South Carolina Gov. Nikki Haley speaks to the media as she asks that the Confederate flag be removed from the state capitol grounds on June 22, 2015 in Columbia, South Carolina. Debate over the flag flying on the capitol grounds was kicked off after nine people were shot and killed during a prayer meeting at the Emanuel African Methodist Episcopal Church in Charleston, South Carolina.
Gov. Nikki Haley on the removal of the Confederate Flag
05:42 - Source: CNN
CNN  — 

Shortly after the removal of the Confederate flag from the South Carolina statehouse grounds, Gov. Nikki Haley told CNN’s Don Lemon that placing the flag in 2000 was a poor decision.

“I think the more important part is it should have never been there,” she said. “These grounds are a place that everybody should feel a part of. What I realized now more than ever is people were driving by and felt hurt and pain. No one should feel pain.”

Haley, a rising star in the Republican Party, is the youngest current governor in the U.S. She is also the first woman and the first Indian American to serve as Governor of South Carolina.

Haley said the flag should be in a museum, a place that preserves history, not in a place where people gather to implement policies about the state’s future.

“There is a place for that flag,” she said. “It’s not in a place that represents all people in South Carolina.”

Changing her mind

Haley had previously been a supporter of the flag as a symbol of Southern heritage honoring residents’ ancestors.

But it was the Friday night after a week of funerals for the Charleston Massacre victims that Haley said she decided that the flag had to come down.

Dylann Roof is accused of murdering nine people at a church shooting with the goal of starting a race war. He was repeatedly photographed with the Confederate Flag.

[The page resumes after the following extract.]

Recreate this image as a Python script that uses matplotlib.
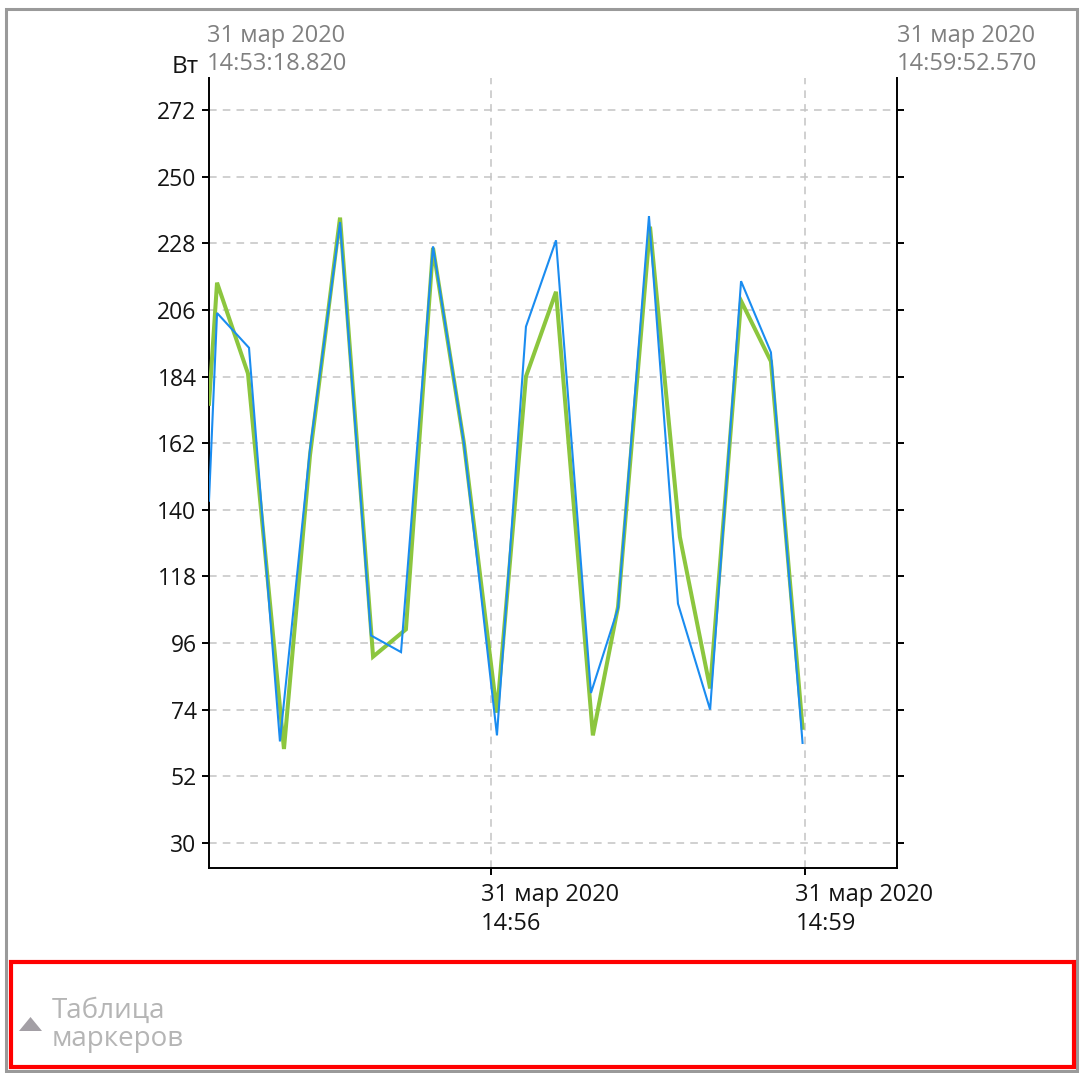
import datetime as dt
import matplotlib
matplotlib.use("Agg")
import matplotlib.pyplot as plt
import matplotlib.dates as mdates
from matplotlib.patches import Rectangle, Polygon

# ---------------- data ----------------
start_time = dt.datetime(2020, 3, 31, 14, 53, 18, 820000)
end_time = dt.datetime(2020, 3, 31, 14, 59, 52, 570000)

# seconds after start_time
blue_t = [0.0, 4.6, 22.9, 40.6, 57.8, 75.0, 92.7, 109.9, 128.2, 145.9, 164.8,
          181.4, 198.6, 218.6, 234.1, 251.8, 268.4, 286.8, 304.5, 321.6, 339.7]
blue_v = [143, 205, 193.5, 63.5, 160, 235, 98.5, 93, 227, 162, 65.5,
          200.5, 229, 79.5, 107.5, 237, 109, 74, 215.5, 192, 63]

green_t = [0.0, 4.6, 22.3, 42.9, 57.8, 75.0, 93.9, 112.7, 128.2, 145.9, 164.8,
           181.4, 198.6, 219.7, 234.1, 252.4, 269.5, 286.8, 304.5, 321.6, 339.7]
green_v = [175, 215, 185, 61, 158, 236.5, 91.5, 100.5, 226.5, 162, 73,
           184, 212, 65.5, 108, 233.5, 131, 81, 209, 189, 68]

y_ticks = [30, 52, 74, 96, 118, 140, 162, 184, 206, 228, 250, 272]
x_ticks = [dt.datetime(2020, 3, 31, 14, 56), dt.datetime(2020, 3, 31, 14, 59)]
x_tick_labels = ["31 мар 2020\n14:56", "31 мар 2020\n14:59"]
start_label = "31 мар 2020\n14:53:18.820"
end_label = "31 мар 2020\n14:59:52.570"
unit_label = "Вт"
panel_label = "Таблица\nмаркеров"

# ---------------- figure ----------------
W, H = 1081, 1073
plt.rcParams['font.family'] = ['Open Sans', 'DejaVu Sans']
fig = plt.figure(figsize=(W / 100, H / 100), dpi=100)


def fx(x):
    return x / W


def fy(y):
    return 1 - y / H


ax_left, ax_right, ax_top, ax_bottom = 209, 897, 78, 868
ax = fig.add_axes([fx(ax_left), fy(ax_bottom), (ax_right - ax_left) / W,
                   (ax_bottom - ax_top) / H])

bt = [start_time + dt.timedelta(seconds=s) for s in blue_t]
gt = [start_time + dt.timedelta(seconds=s) for s in green_t]

ax.plot(gt, green_v, color="#8cc63e", lw=2.9, solid_joinstyle="miter", zorder=3)
ax.plot(bt, blue_v, color="#1a8cf0", lw=1.5, solid_joinstyle="miter", zorder=4)

ax.set_xlim(start_time, end_time)
ax.set_ylim(21.7, 282.6)

ax.set_yticks(y_ticks)
ax.set_yticklabels([str(v) for v in y_ticks])
ax.set_xticks(x_ticks)
ax.set_xticklabels([])

ax.grid(True, which="major", color="#c4c4c4", linestyle=(0, (5, 4)), lw=1.1)
ax.set_axisbelow(True)

for side in ["left", "bottom", "right"]:
    ax.spines[side].set_color("black")
    ax.spines[side].set_linewidth(1.4)
ax.spines["top"].set_visible(False)

ax.tick_params(axis="y", which="both", left=True, right=True, direction="out",
               length=5, width=1.4, labelsize=16.5, labelcolor="#141414", pad=4)
ax.tick_params(axis="x", which="both", bottom=True, direction="out",
               length=5, width=1.4)

# bottom time labels
for t, lab in zip(x_ticks, x_tick_labels):
    ax.annotate(lab, xy=(mdates.date2num(t), 0), xycoords=("data", "axes fraction"),
                xytext=(-7, -11), textcoords="offset points", ha="left", va="top",
                fontsize=17, color="#141414", linespacing=1.25)

# top corner labels
fig.text(fx(207), fy(24), start_label, ha="left", va="top", fontsize=17,
         color="#808080", linespacing=1.25)
fig.text(fx(897), fy(24), end_label, ha="left", va="top", fontsize=17,
         color="#808080", linespacing=1.25)
fig.text(fx(199), fy(55), unit_label, ha="right", va="top", fontsize=17.5,
         color="#141414")

# outer border
fig.patches.append(Rectangle((fx(6), fy(1071)), fx(1077) - fx(6), fy(9) - fy(1071),
                             transform=fig.transFigure, fill=False,
                             edgecolor="#9a9a9a", lw=2.2))
# red box
fig.patches.append(Rectangle((fx(11), fy(1067)), fx(1074) - fx(11), fy(962) - fy(1067),
                             transform=fig.transFigure, fill=False,
                             edgecolor="#ff0000", lw=3.0))
# triangle
fig.patches.append(Polygon([(fx(19), fy(1031)), (fx(42), fy(1031)), (fx(30.5), fy(1017))],
                           closed=True, transform=fig.transFigure,
                           facecolor="#a39fa5", edgecolor="none"))
fig.text(fx(52), fy(997), panel_label, ha="left", va="top", fontsize=20,
         color="#b5b5b5", linespacing=1.0)

fig.savefig("out.png", dpi=100, facecolor="white")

Haley stayed up late that Friday night discuss the situation with her husband.

“I told him what I was thinking and he told me I was right and that’s all I needed,” she said. “That next day I called the staff in.”

Haley said she met with local leaders as well as South Carolina’s federal delegation to share that she planned to give a speech calling for the removal of the flag.

“I said ‘I will be forever grateful if you stand with me, but if you choose not to, I will hold no ill will,’” she said.

Some individuals supported Haley’s shift in perspective, while others did not. The South Carolina Senate and House voted to remove the flag this week.

Looking Back

Haley said national conversation about being viewed differently because of your ethnicity forced her to reflect on here days growing up as a minority in a small town in South Carolina.

One day her father drove to Columbia to buy produce at a fruit stand when two police officers were called to the stand to keep their eyes on him. The officers just stood at the register until Haley’s father made his purchase.

“I remember how bad that felt. And my dad went to the register, shook their hands, said thank you, paid for his things and not a word was said going home. I knew what had just happened,” Haley said. “That produce stand is still there and every time I drive by it, I still feel that pain. I realized that that Confederate Flag was the same pain that so many people were feeling.”

The future generation

Haley said the importance of teaching the next generation about how to treat people was a major motivator of her decision.

“The biggest reason I asked for that flag to come down was I couldn’t look my children in the face and justify it staying there,” she said.

Haley said racism is a reality that parents can’t afford to ignore and must be proactive in addressing with their children.

“You’re not born with hate, you’re taught hate,” she said. “Parents need to be very conscious of the fact that that flag hurts people and they need to talk to their kids about it.”

South Carolina

The state took a lot of heat for the flag, Haley acknowledged. She spent much of her time trying to communicate to national audiences that the state was committed to moving forward.

The NCAA is dropping their 15 year boycott of the state because of the flag, and Haley said she hopes the NAACP does as well.

“Now there’s more reason to come to this state. I am proud to say that it’s a new day in South Carolina.”

The flag didn’t kill the Charleston nine. But removing it should help South Carolinians move forward in its quest for racial reconciliation, she said.

“I hope it gives those families a little bit of peace. That has always been my prayer and I hope this allows our state to heal,” she said. “The grief of this tragedy is going to last for a really long time.”